Leverage classic high-concept hooks that instantly intrigue:
- Unlikely buddies paired together
- Ordinary person in extraordinary circumstances
- Compelling moral dilemma to resolve
- Underdog in Impossible Odds story
Make Your Spec Script Stand Out
With spec script readers inundated with submissions, make yours leap off the page:
- Craft relatable characters readers instantly connect with via relatable backstories, motivations, and flaws.
- Incorporate vivid settings and immersive scene descriptions.
- Write natural, crisp dialogue that reveals character personalities.
- Plant exciting twists and turns without convoluting the plot.
- Effortlessly mix drama and humor at appropriate moments.
- Build a satisfying payoff ending that ties story elements together.
Seek Feedback to Improve Your Spec
Don’t assume your draft is ready for Hollywood right away. Have trusted screenwriter colleagues and beta readers evaluate your spec script. Implement their constructive feedback in rewrites and edits.
Hire experienced script analysts or mentors to assess your spec’s merits. Their objective input will strengthen your submission package.
Strategies for Selling and Marketing Spec Scripts
Completing your spec script is a massive achievement, but you can’t rest yet. Marketing and pitching your material effectively requires just as much effort. How exactly do you get your spec script out there?
Submit to Producers and Script Competitions Strategically
Finding producers accepting unsolicited submissions or script contests that get your project noticed both work, but target them carefully.
Research small indie producers seeking fresh scripts or use a production directory like Studio System to find appropriate matches for your spec based on past projects.
For contests, verify their industry reputation and panel judges. Top options like Nicholl Fellowships or Austin Film Festival carry prestige.
Build an Online Presence and Network Tirelessly
Leverage social media platforms like Twitter to engage with the screenwriting community. Follow influencers, share advice, and authentically connect with peers and veterans.
Attend in-person networking events when possible and interface one-on-one. Have elevator pitches ready but focus more on relationships than pushes.

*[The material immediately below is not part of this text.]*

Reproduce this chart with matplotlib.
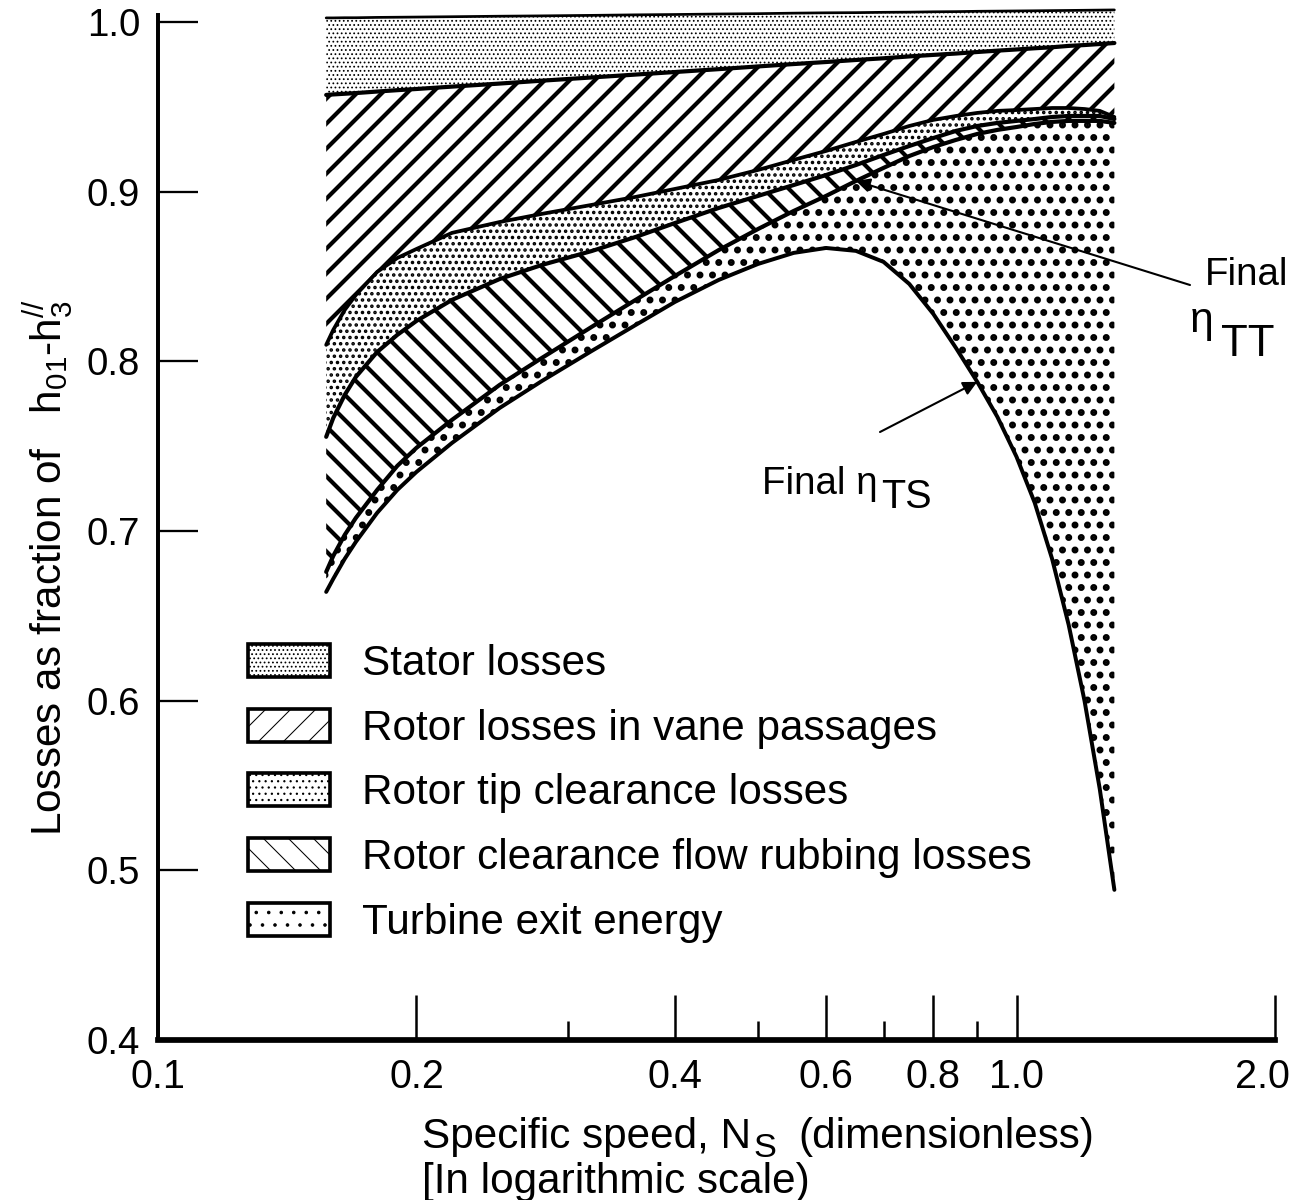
import numpy as np
import matplotlib
matplotlib.use('Agg')
import matplotlib.pyplot as plt
from matplotlib.patches import Patch
from matplotlib.transforms import ScaledTranslation
from matplotlib.ticker import FixedLocator, FixedFormatter, NullFormatter, NullLocator

plt.rcParams['font.family'] = ['Liberation Sans', 'DejaVu Sans']
plt.rcParams['mathtext.fontset'] = 'custom'
plt.rcParams['mathtext.rm'] = 'Liberation Sans'
plt.rcParams['mathtext.it'] = 'Liberation Sans:italic'
plt.rcParams['mathtext.bf'] = 'Liberation Sans:bold'

# ---------------- data ----------------
ns = [0.157, 0.16, 0.165, 0.17, 0.18, 0.19, 0.2, 0.22, 0.25, 0.28, 0.32, 0.36,
      0.4, 0.45, 0.5, 0.55, 0.6, 0.65, 0.7, 0.75, 0.8, 0.85, 0.9, 0.95, 1.0,
      1.05, 1.1, 1.15, 1.2, 1.25, 1.3]

top_line = [1.0024, 1.0024, 1.0025, 1.0025, 1.0027, 1.0028, 1.0029, 1.0031, 1.0034,
            1.0036, 1.0039, 1.0042, 1.0044, 1.0047, 1.0049, 1.0052, 1.0054, 1.0055,
            1.0057, 1.0058, 1.0060, 1.0061, 1.0063, 1.0064, 1.0065, 1.0066, 1.0067,
            1.0068, 1.0069, 1.0070, 1.0071]

stator_edge = [0.9570, 0.9573, 0.9577, 0.9581, 0.9590, 0.9598, 0.9605, 0.9619, 0.9637,
               0.9654, 0.9673, 0.9690, 0.9705, 0.9722, 0.9738, 0.9752, 0.9764, 0.9776,
               0.9786, 0.9797, 0.9806, 0.9814, 0.9823, 0.9831, 0.9838, 0.9845, 0.9851,
               0.9859, 0.9864, 0.9870, 0.9876]

vane_edge = [0.8097, 0.8185, 0.8303, 0.8391, 0.8527, 0.8609, 0.8662, 0.8757, 0.8821,
             0.8869, 0.8922, 0.8969, 0.9016, 0.9069, 0.9128, 0.9187, 0.9240, 0.9293,
             0.9340, 0.9387, 0.9423, 0.9446, 0.9464, 0.9476, 0.9481, 0.9487, 0.9493,
             0.9493, 0.9487, 0.9476, 0.9440]

tip_edge = [0.7555, 0.7666, 0.7802, 0.7908, 0.8055, 0.8156, 0.8238, 0.8362, 0.8485,
            0.8568, 0.8650, 0.8733, 0.8815, 0.8904, 0.8975, 0.9039, 0.9098, 0.9157,
            0.9216, 0.9269, 0.9316, 0.9358, 0.9387, 0.9405, 0.9417, 0.9428, 0.9440,
            0.9446, 0.9446, 0.9446, 0.9428]

eta_tt = [0.6759, 0.6853, 0.6977, 0.7077, 0.7242, 0.7384, 0.7490, 0.7655, 0.7861,
          0.8020, 0.8203, 0.8362, 0.8503, 0.8656, 0.8780, 0.8886, 0.8975, 0.9063,
          0.9140, 0.9210, 0.9263, 0.9305, 0.9340, 0.9364, 0.9381, 0.9399, 0.9411,
          0.9417, 0.9417, 0.9417, 0.9405]

eta_ts = [0.6641, 0.6718, 0.6836, 0.6936, 0.7107, 0.7242, 0.7348, 0.7519, 0.7725,
          0.7884, 0.8061, 0.8214, 0.8350, 0.8480, 0.8574, 0.8639, 0.8668, 0.8651,
          0.8586, 0.8456, 0.8279, 0.8079, 0.7879, 0.7672, 0.7437, 0.7166, 0.6836,
          0.6447, 0.5999, 0.5480, 0.4885]

legend_labels = ['Stator losses',
                 'Rotor losses in vane passages',
                 'Rotor tip clearance losses',
                 'Rotor clearance flow rubbing losses',
                 'Turbine exit energy']

xtick_vals = [0.1, 0.2, 0.4, 0.6, 0.8, 1.0, 2.0]
xtick_labels = ['0.1', '0.2', '0.4', '0.6', '0.8', '1.0', '2.0']
xminor_vals = [0.3, 0.5, 0.7, 0.9]
ytick_vals = [0.4, 0.5, 0.6, 0.7, 0.8, 0.9, 1.0]
ytick_labels = ['0.4', '0.5', '0.6', '0.7', '0.8', '0.9', '1.0']

# ---------------- figure ----------------
DPI = 75
W, H = 1295, 1200
fig = plt.figure(figsize=(W / DPI, H / DPI), dpi=DPI)
fig.patch.set_facecolor('white')
ax = fig.add_axes([158 / W, 1 - 1040 / H, (1275 - 158) / W, (1040 - 8.4) / H])
ax.set_xscale('log')
ax.set_xlim(0.1, 2.0)
ax.set_ylim(0.4, 1.008)

# styles for the five loss bands: (hatch, hatch lw in plot, hatch lw in legend)
band_styles = [('...', 1.0, 1.0), ('/', 4.0, 2.2), ('..', 2.2, 2.0),
               ('\\', 4.0, 2.2), ('.', 4.2, 3.5)]
bounds = [(stator_edge, top_line), (vane_edge, stator_edge), (tip_edge, vane_edge),
          (eta_tt, tip_edge), (eta_ts, eta_tt)]

for (lo, hi), (hatch, hlw, _) in zip(bounds, band_styles):
    with plt.rc_context({'hatch.linewidth': hlw}):
        coll = ax.fill_between(ns, lo, hi, facecolor='white', edgecolor='black',
                               linewidth=0, hatch=hatch, zorder=1)
    if hasattr(coll, 'set_hatch_linewidth'):
        coll.set_hatch_linewidth(hlw)

line_kw = dict(color='black', zorder=3, solid_joinstyle='round', solid_capstyle='round')
ax.plot(ns, top_line, lw=2.6, clip_on=False, **line_kw)
ax.plot(ns, stator_edge, lw=4.0, **line_kw)
ax.plot(ns, vane_edge, lw=3.6, **line_kw)
ax.plot(ns, tip_edge, lw=4.0, **line_kw)
ax.plot(ns, eta_tt, lw=4.0, **line_kw)
ax.plot(ns, eta_ts, lw=3.8, **line_kw)

# ---------------- axes styling ----------------
for s in ['top', 'right']:
    ax.spines[s].set_visible(False)
ax.spines['left'].set_linewidth(3.8)
ax.spines['left'].set_bounds(0.4, 1.004)
ax.spines['bottom'].set_linewidth(5.5)

ax.xaxis.set_major_locator(FixedLocator(xtick_vals))
ax.xaxis.set_major_formatter(FixedFormatter(xtick_labels))
ax.xaxis.set_minor_locator(FixedLocator(xminor_vals))
ax.xaxis.set_minor_formatter(NullFormatter())
ax.yaxis.set_major_locator(FixedLocator(ytick_vals))
ax.yaxis.set_major_formatter(FixedFormatter(ytick_labels))
ax.yaxis.set_minor_locator(NullLocator())

ax.tick_params(axis='x', which='major', direction='in', length=43, width=2.4,
               labelsize=38, pad=17)
ax.tick_params(axis='x', which='minor', direction='in', length=18, width=2.4)
ax.tick_params(axis='y', which='major', direction='in', length=38, width=2.2,
               labelsize=37, pad=17)

# ---------------- legend ----------------
handles = []
for hatch, _, llw in band_styles:
    with plt.rc_context({'hatch.linewidth': llw}):
        p = Patch(facecolor='white', edgecolor='black', linewidth=3.5, hatch=hatch)
    if hasattr(p, 'set_hatch_linewidth'):
        p.set_hatch_linewidth(llw)
    handles.append(p)
leg = ax.legend(handles, legend_labels, loc='upper left',
                bbox_to_anchor=(248 / W, 1 - 644 / H), bbox_transform=fig.transFigure,
                frameon=False, fontsize=40.5, handlelength=1.95, handleheight=0.83,
                handletextpad=0.76, labelspacing=0.58, borderpad=0, borderaxespad=0)

# ---------------- labels & annotations ----------------
renderer = fig.canvas.get_renderer()


def text_then_sub(x_px, base_px, main, sub, size, sub_size, drop_px, gap_px=1):
    t = fig.text(x_px / W, 1 - base_px / H, main, fontsize=size,
                 ha='left', va='baseline')
    x1 = t.get_window_extent(renderer).x1
    s = fig.text((x1 + gap_px) / W, 1 - (base_px + drop_px) / H, sub,
                 fontsize=sub_size, ha='left', va='baseline')
    return s


fig.text(48 / W, 1 - 567 / H,
         'Losses as fraction of   $\\mathregular{h_{01}}$-$\\mathregular{h_{3}^{//}}$',
         rotation=90, fontsize=40.5, ha='center', va='center')

sub = text_then_sub(422, 1148, 'Specific speed, N', 'S', 40.5, 33, 9, 2)
xs1 = sub.get_window_extent(renderer).x1
fig.text((xs1 + 22) / W, 1 - 1148 / H, '(dimensionless)', fontsize=40.5,
         ha='left', va='baseline')
fig.text(422 / W, 1 - 1193 / H, '[In logarithmic scale)',
         fontsize=40.5, ha='left', va='baseline')

i_ts = ns.index(0.9)
ax.annotate('', xy=(ns[i_ts], eta_ts[i_ts]), xytext=(880, H - 432),
            textcoords='figure pixels',
            arrowprops=dict(arrowstyle='-|>', color='black', lw=2,
                            mutation_scale=28, shrinkA=0, shrinkB=0))
text_then_sub(762, 494, 'Final η', 'TS', 37, 38, 14, 4)

i_tt = ns.index(0.65)
ax.annotate('', xy=(ns[i_tt], eta_tt[i_tt]), xytext=(1190, H - 285),
            textcoords='figure pixels',
            arrowprops=dict(arrowstyle='-|>', color='black', lw=2,
                            mutation_scale=28, shrinkA=0, shrinkB=0))
fig.text(1205 / W, 1 - 285 / H, 'Final', fontsize=37, ha='left', va='baseline')
text_then_sub(1190, 332, 'η', 'TT', 41, 42, 24, 7)

# keep the last x tick label inside the picture, as in the reference
fig.canvas.draw()
last = ax.get_xticklabels()[-1]
last.set_transform(last.get_transform() + ScaledTranslation(-12 / 72, 0, fig.dpi_scale_trans))

fig.savefig('out.png', dpi=DPI, facecolor='white')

Avoid Mass Querying and “Cold Calling”
Refrain from mass messaging hundreds of unknown producers or agents about your latest spec. These attempts often get deleted or banned for being too promotional.
Do your research on specific companies and target decision-makers smarter. Personalized pitches convert better.

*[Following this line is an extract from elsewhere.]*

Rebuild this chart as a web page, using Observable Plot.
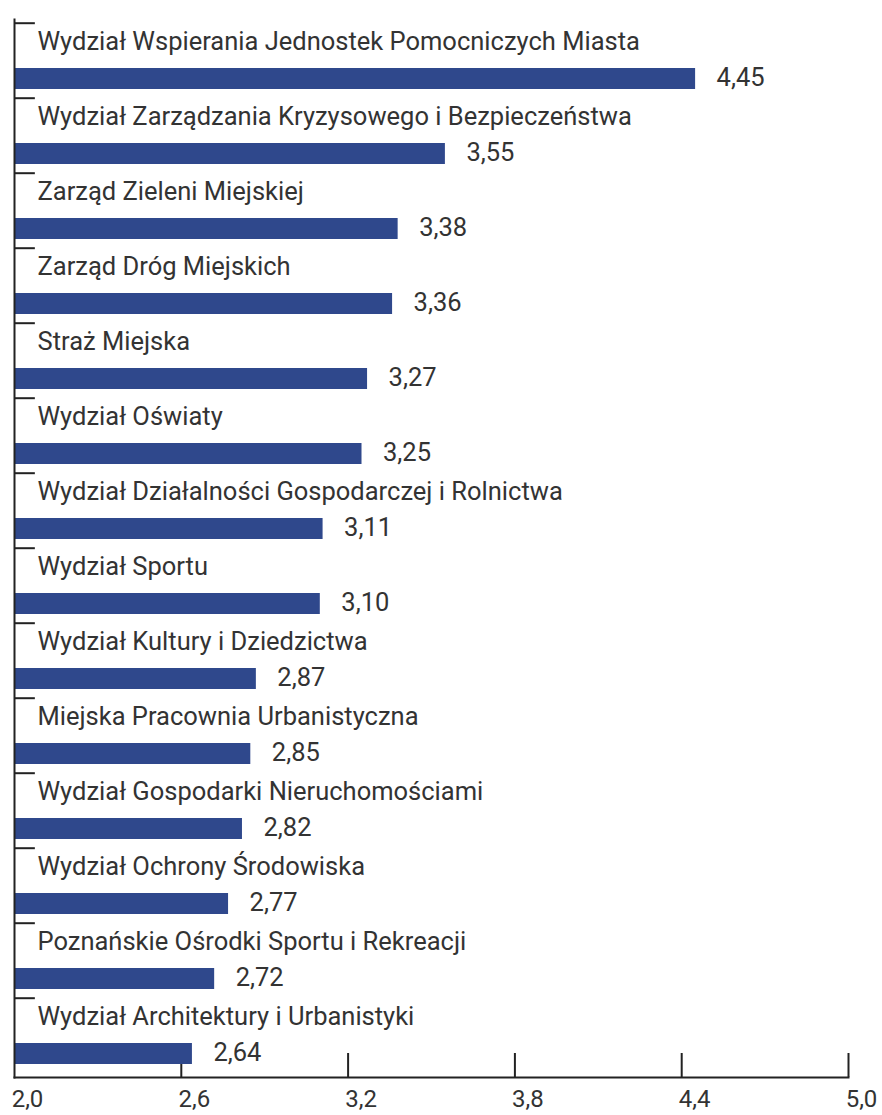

Partner With a Producer to Champion Your Script
Talented producers may option your spec script if your partnership vibes align. Bring them on board early to boost your project’s selling odds.
Aligning with producers already boasting connections gets your foot in more doors. But remember to protect yourself legally too.
Conclusion – Keep Writing Specs and Reaching for the Stars
Spec scripts represent the first step virtually every successful Hollywood screenwriter has taken to launch their career. Their unmatched ability to showcase talent and storytelling makes them indispensable.
Dreaming big is the key ingredient here. Unproven screenwriters do break into the industry and even sell specs for huge sums with the right blend of skill and perseverance.
So don’t let the competitive nature deter you from writing your original movie ideas on spec. As the classics say… fortune favors the bold.
Lean into your creativity, master screenplay format, and write visually stunning characters and worlds. Seek feedback from trustworthy script analysts and mentors to refine your projects.
Lastly, don’t get discouraged by rejection. Use it as fuel to improve your craft and keep plugging away. The more specs you write, the better you’ll get.
Remember that smash hits like The Hangover, Looper, and Nightmare on Elm Street all started off as specs. That kind of success is never guaranteed, but it IS possible with the right idea executed brilliantly.
Believe in your own abilities, support your fellow aspiring writers, and write from the heart. Your future Hollywood career inches closer with each completed spec script. Where will your creative mind take you next?
Frequently Asked Questions
What is a spec script example?
Some famous movies that originated as spec scripts include The Hangover, Looper, Nightmare on Elm Street, American Pie, and The Truman Show. Shane Black’s Lethal Weapon script is one of the most well-known and lucrative spec script sales.
What is the difference between a spec script and a pilot script?
A spec script is an unsolicited, uncommissioned screenplay written on speculation to showcase writing skills. A pilot script is the first episode written for a potential new TV series used to pitch the show’s concept to networks.
What does it mean to write a spec?
Writing a spec means writing a speculative screenplay not currently attached to a studio, production company, or producer. It’s written with the aim of selling the script, using it as a writing sample, or attracting industry interest in the writer.
How long is a spec script?
The standard length for a spec script is 90-120 pages, with roughly one page per minute of screen time. Most specs are written to be around 100 pages since this is considered an ideal length.
How do I write a spec script?
Tips for writing a spec script: Choose an original compelling concept, outline the story structure, write visually with crisp dialogue, follow proper screenplay format, limit locations/characters, get feedback on drafts, and rewrite until polished.
What are the 3 types of scripts?
The 3 main types of scripts in screenwriting are the spec script (unsolicited), assignment script (commissioned), and rewrite script (hired for rewrites/polish).
What not to do in a spec script?
Avoid these common spec script mistakes: convoluted plots, unlikeable characters, description without subtext, on-the-nose dialogue, improper formatting, and over-reliance on effects/action.
What makes a good spec script?
Elements of a strong spec script: intriguing premise, compelling characters, sharp dialogue, vivid descriptions, excellent pacing, emotional depth, visual writing style, mastery of format.
Why is it called a spec script?
“Spec” stands for speculative, meaning written without upfront payment on the hope/speculation it will sell. “On spec” indicates it’s an unsolicited sample not directly commissioned.